Randall’s first pitch hit the ground a few feet in front of Freddie and rolled to the catcher, Tommy’s brother, who threw it back to Randall. “Good eye,” Estelle shouted, and people laughed.

The next pitch went into the strike zone, and Freddie swung at it
and missed, by a considerable margin. His physical movements were like those of an underground creature rarely exposed to the light. The umpire, an insurance adjuster who lived with Harponyi, called the first strike.

Freddie took another practice swing.

When Randall threw the next pitch, Estelle could see that it would go into the strike zone and that Freddie would swing at it and connect with it, and when he did, the ball soared up, a high fly, slowly ascending, and as it rose into the air, Freddie headed toward first base, not really looking at where he was going but watching the ball instead and then glancing at his grandmother underneath it. For a brief moment they exchanged glances, Estelle and Freddie, and he seemed to grin; and then the ball began its descent, as Freddie, watching it again, headed toward Tommy, the first baseman, a boy as solid as he, Freddie, was soft. Tommy had taken up a stance and had braced himself with his elbow out, and Estelle saw that when Freddie got there, he would slam into Tommy like an egg thrown into a wall. Estelle tried to shout to Freddie to look where he was going, but her shout caught in her throat out of fear or terror, just before the ball dropped in its leisurely way, with perfect justice, into her outstretched glove.

The Cousins

MY COUSIN BRANTFORD
was named for our grandfather, who had made a fortune from a device used in aircraft navigation. I suppose it saved lives. A bad-tempered man with a scar above his cheekbone, my grandfather believed that the rich were rewarded for their merits and the poor deserved what they got. He did not care for his own grandchildren and referred to my cousin as “the little prince.” In all fairness, he didn’t like me, either.

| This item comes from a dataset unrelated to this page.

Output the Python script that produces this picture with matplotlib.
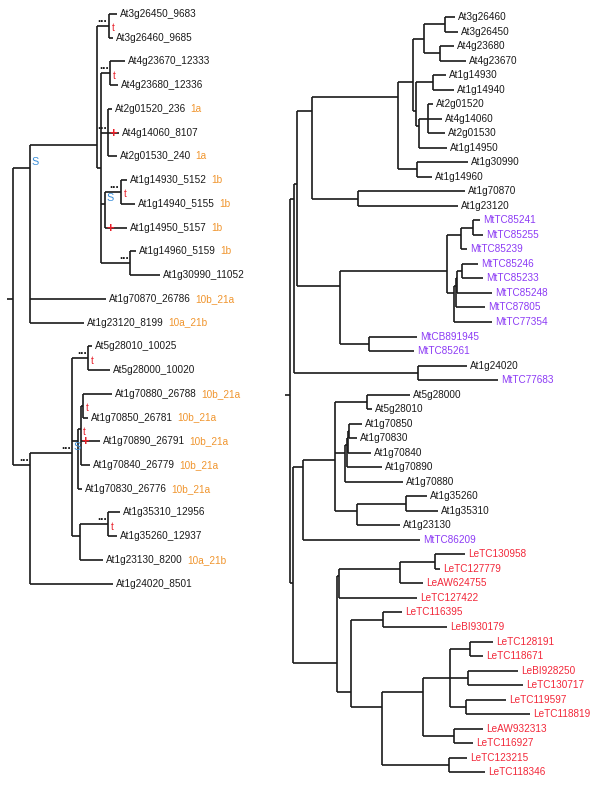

Brantford had roared through his college fund so rapidly that by the age of twenty-three, he was down to pocket change. One bright spring day when I was visiting New York City and had called him up, he insisted on taking me to lunch at a midtown restaurant where the cost of the entrées was so high that a respectful noonday hush hung over the restaurant’s skeletal postmodern interior. Muttering oligarchs with monogrammed shirt cuffs gazed at entering patrons with a languid alertness. The maître d’ wore one of those dark blue restaurant suits, and the wine list had been printed on velvety pages set in a stainless-steel three-ring binder.

By the time my cousin arrived, I had read the menu four times. He was late. You had to know Brantford to get used to him. A friend of mine said that my cousin looked like the mayor of a ruined city. Appearances mattered a great deal to Brantford, but his own were on a gradual slide. His face had a permanent alcoholic flush. His brownish-blond hair was parted on the right side and was too long by a few millimeters, trailing over his collar. Although he was dressed well, in flannel trousers and cordovan shoes, you could see the telltale food stains on his shirt, and the expression underneath his blond mustache had something subtly wrong with it—he smiled with a strangely discouraged affability.